The 2026 fiscal year was expected to see sales tax grow by 4.6%, Ireland said. That forecast has now been lowered to 3.3%. Next year's budget could also see lower projected sales tax growth based on this year's revisions.
Low sales tax growth is not unique to Dallas — Ireland said cities across the state are experiencing a downward turn in their sales tax this year.
Revenue discussions are happening as the city prepares for the next budget season. While staff will present the budget for 2027 in August, City Council members are already having town halls and asking for resident feedback on how they want their tax dollars prioritized.
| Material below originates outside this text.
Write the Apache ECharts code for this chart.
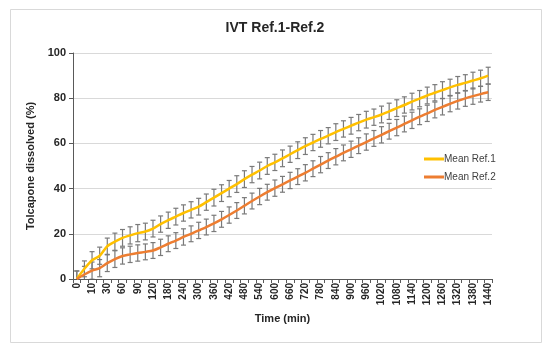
<!DOCTYPE html>
<html><head><meta charset="utf-8">
<script src="https://cdn.jsdelivr.net/npm/echarts@6/dist/echarts.min.js"></script>
<style>html,body{margin:0;padding:0;background:#fff}#c{width:550px;height:352px}</style>
</head><body><div id="c"></div>
<script>
const categories = ['0','5','10','20','30','45','60','75','90','105','120','150','180','210','240','270','300','330','360','390','420','450','480','510','540','570','600','630','660','690','720','750','780','810','840','870','900','930','960','990','1020','1050','1080','1110','1140','1170','1200','1230','1260','1290','1320','1350','1380','1410','1440'];
const ref1Mean = [0,4.5,8.3,10.3,14.5,16.5,18.2,19.3,20.3,21,22.3,24.3,26,27.6,29.2,30.6,32,34,36,38,40,42,44.2,46.2,48,50,51.6,53.4,55.2,57,58.8,60.4,62,63.4,65,66.4,67.8,69.2,70.5,71.6,72.8,74.2,75.6,77,78.5,79.8,81.2,82.4,83.6,84.8,85.9,86.8,87.8,88.8,90];
const ref1Sd = [3.6,3.5,3.8,3.8,3.6,3.8,3.7,3.8,3.8,3.7,3.7,3.6,3.6,3.7,3.6,3.6,3.7,3.6,3.7,3.7,3.6,3.7,3.7,3.6,3.7,3.7,3.6,3.7,3.6,3.7,3.7,3.6,3.7,3.6,3.7,3.6,3.7,3.6,3.7,3.6,3.7,3.6,3.7,3.6,3.7,3.6,3.7,3.6,3.7,3.6,3.7,3.6,3.7,3.6,3.7];
const ref2Mean = [0,2,3.7,4.8,7,8.8,10.2,10.9,11.5,12,12.6,14,15.6,17,18.6,20,21.5,23,24.6,26.4,28.3,30.3,32.4,34.5,36.5,38.4,40.2,41.9,43.6,45.3,47,48.8,50.6,52.4,54.1,55.8,57.4,59,60.6,62.2,63.8,65.4,67,68.6,70.2,71.8,73.3,74.8,76.2,77.5,78.8,79.9,80.9,81.8,82.6];
const ref2Sd = [3.5,3.6,3.8,3.8,3.7,3.7,3.6,3.6,3.6,3.5,3.5,3.6,3.5,3.5,3.6,3.5,3.6,3.5,3.6,3.5,3.6,3.5,3.6,3.5,3.6,3.5,3.6,3.5,3.6,3.5,3.6,3.5,3.6,3.5,3.6,3.5,3.6,3.5,3.6,3.5,3.6,3.5,3.6,3.5,3.6,3.5,3.6,3.5,3.6,3.5,3.6,3.5,3.6,3.5,3.6];
const seriesNames = ['Mean Ref.1','Mean Ref.2'];
const titleText = 'IVT Ref.1-Ref.2';
const xTitle = 'Time (min)';
const yTitle = 'Tolcapone dissolved (%)';

const chart = echarts.init(document.getElementById('c'), null, {renderer:'canvas'});
function errRender(params, api){
  const i = api.value(0), lo = api.value(1), hi = api.value(2);
  const p1 = api.coord([i, hi]), p2 = api.coord([i, lo]);
  const w = 2.5;
  const style = {stroke:'#7a7a7a', lineWidth:1.2};
  return {type:'group', children:[
    {type:'line', shape:{x1:p1[0],y1:p1[1],x2:p2[0],y2:p2[1]}, style},
    {type:'line', shape:{x1:p1[0]-w,y1:p1[1],x2:p1[0]+w,y2:p1[1]}, style},
    {type:'line', shape:{x1:p2[0]-w,y1:p2[1],x2:p2[0]+w,y2:p2[1]}, style}
  ]};
}
const err1 = ref1Mean.map((m,i)=>[i, m-ref1Sd[i], m+ref1Sd[i]]);
const err2 = ref2Mean.map((m,i)=>[i, m-ref2Sd[i], m+ref2Sd[i]]);
const font = 'Liberation Sans, Arial, sans-serif';
chart.setOption({
  animation:false,
  backgroundColor:'#fff',
  graphic:[{type:'rect', shape:{x:10.5,y:9.5,width:531,height:333}, style:{fill:'none', stroke:'#d9d9d9', lineWidth:1}, z:-1}],
  title:{text:titleText, left:'center', top:16, textStyle:{fontFamily:font, fontSize:14, fontWeight:'bold', color:'#262626'}},
  legend:{data:seriesNames, orient:'vertical', left:419, top:149, itemGap:8, itemWidth:20, itemHeight:3, icon:'rect',
    textStyle:{fontFamily:font, fontSize:10, color:'#404040', padding:[0,0,0,-5]}},
  grid:{left:73, right:58, top:53, bottom:73, containLabel:false},
  xAxis:{type:'category', data:categories, boundaryGap:true,
    name:xTitle, nameLocation:'middle', nameGap:25,
    nameTextStyle:{fontFamily:font, fontSize:11, fontWeight:'bold', color:'#262626'},
    axisLine:{lineStyle:{color:'#595959', width:1}},
    axisTick:{show:true, interval:0, length:4, lineStyle:{color:'#595959'}},
    axisLabel:{interval:1, rotate:90, margin:4, fontFamily:font, fontSize:10, fontWeight:'bold', color:'#262626'},
    splitLine:{show:false}},
  yAxis:{type:'value', min:0, max:100, interval:20,
    name:yTitle, nameLocation:'middle', nameGap:27,
    nameTextStyle:{fontFamily:font, fontSize:11, fontWeight:'bold', color:'#262626'},
    axisLine:{show:true, lineStyle:{color:'#595959', width:1}},
    axisTick:{show:true, length:4, lineStyle:{color:'#595959'}},
    axisLabel:{margin:7, fontFamily:font, fontSize:11, fontWeight:'bold', color:'#262626'},
    splitLine:{lineStyle:{color:'#d9d9d9', width:1}}},
  series:[
    {type:'custom', renderItem:errRender, data:err1, encode:{x:0, y:[1,2]}, clip:true, z:1, silent:true},
    {type:'custom', renderItem:errRender, data:err2, encode:{x:0, y:[1,2]}, clip:true, z:1, silent:true},
    {name:seriesNames[0], type:'line', data:ref1Mean, smooth:0.3, showSymbol:false, symbol:'none', z:3,
      lineStyle:{color:'#FFC000', width:2.5}, itemStyle:{color:'#FFC000'}},
    {name:seriesNames[1], type:'line', data:ref2Mean, smooth:0.3, showSymbol:false, symbol:'none', z:3,
      lineStyle:{color:'#ED7D31', width:2.5}, itemStyle:{color:'#ED7D31'}}
  ]
});
</script></body></html>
Council members will also be polled on district specific budget priorities, with responses due by April 17.
Discussions about consumer spending in Dallas came after the council was briefed on housing costs in the city.
Council Member Gay Donnell Willis said during the briefing that about a third of Dallas employees live in the city, meaning their wages contribute to other cities.
Some major cities like New York City, Boston, Chicago, and Philadelphia requires municipal employees to live in the city that employees them. This is prohibited in Texas by the state's local government code.
"But that's even more incentive to have affordable housing in the city of Dallas so that they can [live in the city], because we can't legally do it," Willis said.